### [WORK INSTRUCTIONS]
Pictures stay out of the copy; restate everything else in the material exactly.

### [DATA SECTION]
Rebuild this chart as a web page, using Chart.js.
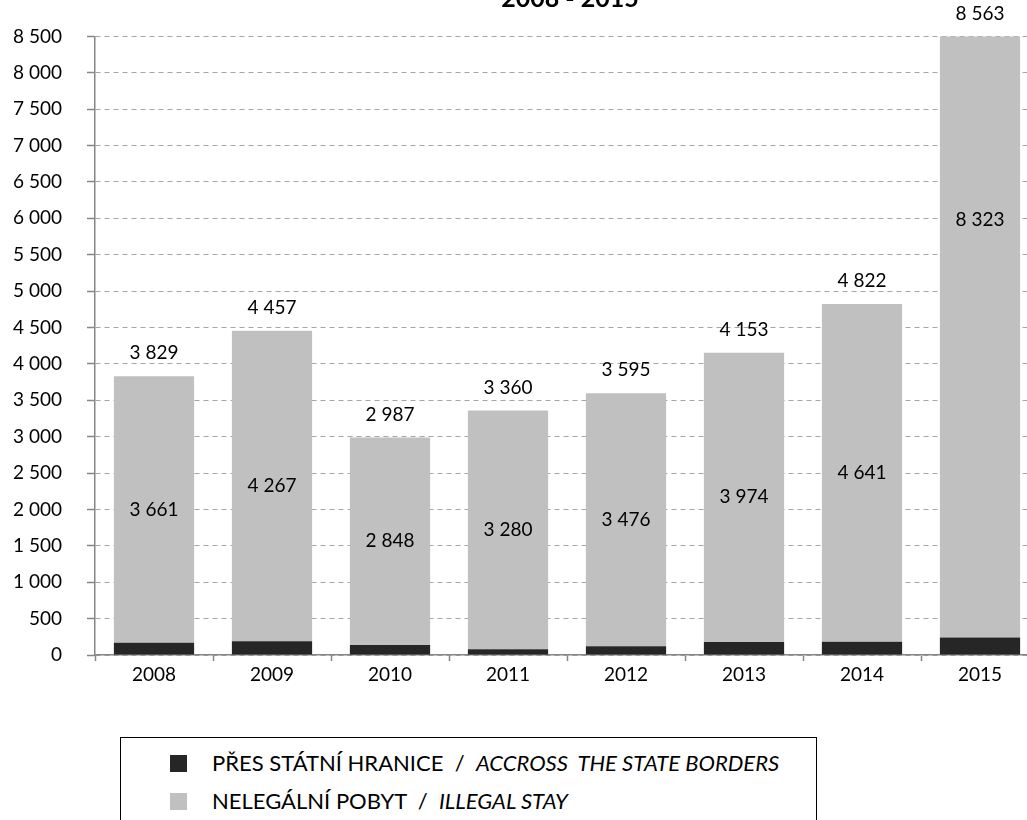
<!DOCTYPE html>
<html>
<head>
<meta charset="utf-8">
<script src="https://cdn.jsdelivr.net/npm/chart.js@4.4.1/dist/chart.umd.min.js"></script>
<style>
  html, body { margin: 0; padding: 0; background: #fff; overflow: hidden; width: 1027px; height: 820px; }
  #wrap { position: absolute; left: 0; top: 0; width: 1045px; height: 700px; }
  #legend { position: absolute; left: 120px; top: 737px; width: 697px; height: 120px; border: 1px solid #000; box-sizing: border-box; font-family: Lato, sans-serif; font-size: 22px; color: #000; }
  .row { position: absolute; left: 49px; height: 26px; line-height: 26px; white-space: pre; }
  .sw { display: inline-block; width: 17px; height: 17px; vertical-align: -1px; margin-right: 25px; }
  .it { font-style: italic; }
</style>
</head>
<body>
<div id="wrap"><canvas id="c" width="1045" height="700"></canvas></div>
<div id="legend"></div>
<script>
const years = ['2008', '2009', '2010', '2011', '2012', '2013', '2014', '2015'];
const borders = [168, 190, 139, 80, 119, 179, 181, 240];
const illegal = [3661, 4267, 2848, 3280, 3476, 3974, 4641, 8323];
const totals = [3829, 4457, 2987, 3360, 3595, 4153, 4822, 8563];
const yTicks = [0, 500, 1000, 1500, 2000, 2500, 3000, 3500, 4000, 4500, 5000, 5500, 6000, 6500, 7000, 7500, 8000, 8500];
const titleText = '2008 - 2015';
const seriesNames = [
  ['PŘES STÁTNÍ HRANICE  /  ', 'ACCROSS  THE STATE BORDERS'],
  ['NELEGÁLNÍ POBYT  /  ', 'ILLEGAL STAY']
];
const colors = ['#262626', '#c0c0c0'];

const fmt = v => String(v).replace(/\B(?=(\d{3})+(?!\d))/g, ' ');
const FONT = 'Lato, sans-serif';

const labelPlugin = {
  id: 'labels',
  afterDatasetsDraw(chart, args, opts) {
    const ctx = chart.ctx;
    const meta = chart.getDatasetMeta(1);
    const area = chart.chartArea;
    ctx.save();
    ctx.font = '19px ' + FONT;
    ctx.fillStyle = '#000';
    ctx.textAlign = 'center';
    ctx.textBaseline = 'middle';
    meta.data.forEach((bar, i) => {
      const top = bar.y, base = bar.base;
      const frac = (opts.segFrac && opts.segFrac[i] != null) ? opts.segFrac[i] : 0.5;
      const segY = base - (base - top) * frac;
      ctx.fillText(fmt(illegal[i]), bar.x, segY);
      const ty = Math.max(top, area.top) - 23;
      ctx.fillText(fmt(totals[i]), bar.x, ty);
    });
    // title
    ctx.font = 'bold 25px ' + FONT;
    ctx.textBaseline = 'alphabetic';
    ctx.fillText(titleText, (area.left + area.right) / 2 + 3, 7);
    ctx.restore();
  }
};

new Chart(document.getElementById('c'), {
  type: 'bar',
  data: {
    labels: years,
    datasets: [
      { label: seriesNames[0].join(''), data: borders, backgroundColor: colors[0], borderWidth: 0 },
      { label: seriesNames[1].join(''), data: illegal, backgroundColor: colors[1], borderWidth: 0 }
    ]
  },
  options: {
    responsive: false,
    animation: false,
    layout: { padding: { top: 35, right: 6, left: 0, bottom: 0 } },
    datasets: { bar: { barPercentage: 0.68, categoryPercentage: 1.0 } },
    plugins: {
      legend: { display: false },
      tooltip: { enabled: false },
      labels: { segFrac: { 7: 0.69 } }
    },
    scales: {
      x: {
        stacked: true,
        offset: true,
        grid: { display: true, drawOnChartArea: false, offset: true, tickLength: 6, tickColor: '#868686', tickWidth: 1.5 },
        border: { display: true, color: '#868686', width: 1.5 },
        ticks: { font: { family: FONT, size: 19 }, color: '#000', padding: 2 },
        afterFit(s) { s.height = 45; }
      },
      y: {
        stacked: true,
        min: 0,
        max: 8500,
        afterBuildTicks(s) { s.ticks = yTicks.map(v => ({ value: v })); },
        grid: { color: '#a6a6a6', lineWidth: 1, tickLength: 8, tickColor: '#868686', tickWidth: 1.5, tickBorderDash: [] },
        border: { display: true, color: '#868686', width: 1.5, dash: [5, 4] },
        ticks: { font: { family: FONT, size: 19 }, color: '#000', padding: 25, callback: v => fmt(v) },
        afterFit(s) { s.width = 95; }
      }
    }
  },
  plugins: [labelPlugin]
});

const lg = document.getElementById('legend');
seriesNames.forEach((n, i) => {
  const r = document.createElement('div');
  r.className = 'row';
  r.style.top = (i === 0 ? 12 : 50) + 'px';
  const sw = document.createElement('span');
  sw.className = 'sw';
  sw.style.background = colors[i];
  const a = document.createElement('span');
  a.textContent = n[0];
  const b = document.createElement('span');
  b.className = 'it';
  b.textContent = n[1];
  r.appendChild(sw); r.appendChild(a); r.appendChild(b);
  lg.appendChild(r);
});
</script>
</body>
</html>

### [RESULT]
Rebuild this chart as a web page, using Chart.js.
<!DOCTYPE html>
<html>
<head>
<meta charset="utf-8">
<script src="https://cdn.jsdelivr.net/npm/chart.js@4.4.1/dist/chart.umd.min.js"></script>
<style>
  html, body { margin: 0; padding: 0; background: #fff; overflow: hidden; width: 1027px; height: 820px; }
  #wrap { position: absolute; left: 0; top: 0; width: 1045px; height: 700px; }
  #legend { position: absolute; left: 120px; top: 737px; width: 697px; height: 120px; border: 1px solid #000; box-sizing: border-box; font-family: Lato, sans-serif; font-size: 22px; color: #000; }
  .row { position: absolute; left: 49px; height: 26px; line-height: 26px; white-space: pre; }
  .sw { display: inline-block; width: 17px; height: 17px; vertical-align: -1px; margin-right: 25px; }
  .it { font-style: italic; }
</style>
</head>
<body>
<div id="wrap"><canvas id="c" width="1045" height="700"></canvas></div>
<div id="legend"></div>
<script>
const years = ['2008', '2009', '2010', '2011', '2012', '2013', '2014', '2015'];
const borders = [168, 190, 139, 80, 119, 179, 181, 240];
const illegal = [3661, 4267, 2848, 3280, 3476, 3974, 4641, 8323];
const totals = [3829, 4457, 2987, 3360, 3595, 4153, 4822, 8563];
const yTicks = [0, 500, 1000, 1500, 2000, 2500, 3000, 3500, 4000, 4500, 5000, 5500, 6000, 6500, 7000, 7500, 8000, 8500];
const titleText = '2008 - 2015';
const seriesNames = [
  ['PŘES STÁTNÍ HRANICE  /  ', 'ACCROSS  THE STATE BORDERS'],
  ['NELEGÁLNÍ POBYT  /  ', 'ILLEGAL STAY']
];
const colors = ['#262626', '#c0c0c0'];

const fmt = v => String(v).replace(/\B(?=(\d{3})+(?!\d))/g, ' ');
const FONT = 'Lato, sans-serif';

const labelPlugin = {
  id: 'labels',
  afterDatasetsDraw(chart, args, opts) {
    const ctx = chart.ctx;
    const meta = chart.getDatasetMeta(1);
    const area = chart.chartArea;
    ctx.save();
    ctx.font = '19px ' + FONT;
    ctx.fillStyle = '#000';
    ctx.textAlign = 'center';
    ctx.textBaseline = 'middle';
    meta.data.forEach((bar, i) => {
      const top = bar.y, base = bar.base;
      const frac = (opts.segFrac && opts.segFrac[i] != null) ? opts.segFrac[i] : 0.5;
      const segY = base - (base - top) * frac;
      ctx.fillText(fmt(illegal[i]), bar.x, segY);
      const ty = Math.max(top, area.top) - 23;
      ctx.fillText(fmt(totals[i]), bar.x, ty);
    });
    // title
    ctx.font = 'bold 25px ' + FONT;
    ctx.textBaseline = 'alphabetic';
    ctx.fillText(titleText, (area.left + area.right) / 2 + 3, 7);
    ctx.restore();
  }
};

new Chart(document.getElementById('c'), {
  type: 'bar',
  data: {
    labels: years,
    datasets: [
      { label: seriesNames[0].join(''), data: borders, backgroundColor: colors[0], borderWidth: 0 },
      { label: seriesNames[1].join(''), data: illegal, backgroundColor: colors[1], borderWidth: 0 }
    ]
  },
  options: {
    responsive: false,
    animation: false,
    layout: { padding: { top: 35, right: 6, left: 0, bottom: 0 } },
    datasets: { bar: { barPercentage: 0.68, categoryPercentage: 1.0 } },
    plugins: {
      legend: { display: false },
      tooltip: { enabled: false },
      labels: { segFrac: { 7: 0.69 } }
    },
    scales: {
      x: {
        stacked: true,
        offset: true,
        grid: { display: true, drawOnChartArea: false, offset: true, tickLength: 6, tickColor: '#868686', tickWidth: 1.5 },
        border: { display: true, color: '#868686', width: 1.5 },
        ticks: { font: { family: FONT, size: 19 }, color: '#000', padding: 2 },
        afterFit(s) { s.height = 45; }
      },
      y: {
        stacked: true,
        min: 0,
        max: 8500,
        afterBuildTicks(s) { s.ticks = yTicks.map(v => ({ value: v })); },
        grid: { color: '#a6a6a6', lineWidth: 1, tickLength: 8, tickColor: '#868686', tickWidth: 1.5, tickBorderDash: [] },
        border: { display: true, color: '#868686', width: 1.5, dash: [5, 4] },
        ticks: { font: { family: FONT, size: 19 }, color: '#000', padding: 25, callback: v => fmt(v) },
        afterFit(s) { s.width = 95; }
      }
    }
  },
  plugins: [labelPlugin]
});

const lg = document.getElementById('legend');
seriesNames.forEach((n, i) => {
  const r = document.createElement('div');
  r.className = 'row';
  r.style.top = (i === 0 ? 12 : 50) + 'px';
  const sw = document.createElement('span');
  sw.className = 'sw';
  sw.style.background = colors[i];
  const a = document.createElement('span');
  a.textContent = n[0];
  const b = document.createElement('span');
  b.className = 'it';
  b.textContent = n[1];
  r.appendChild(sw); r.appendChild(a); r.appendChild(b);
  lg.appendChild(r);
});
</script>
</body>
</html>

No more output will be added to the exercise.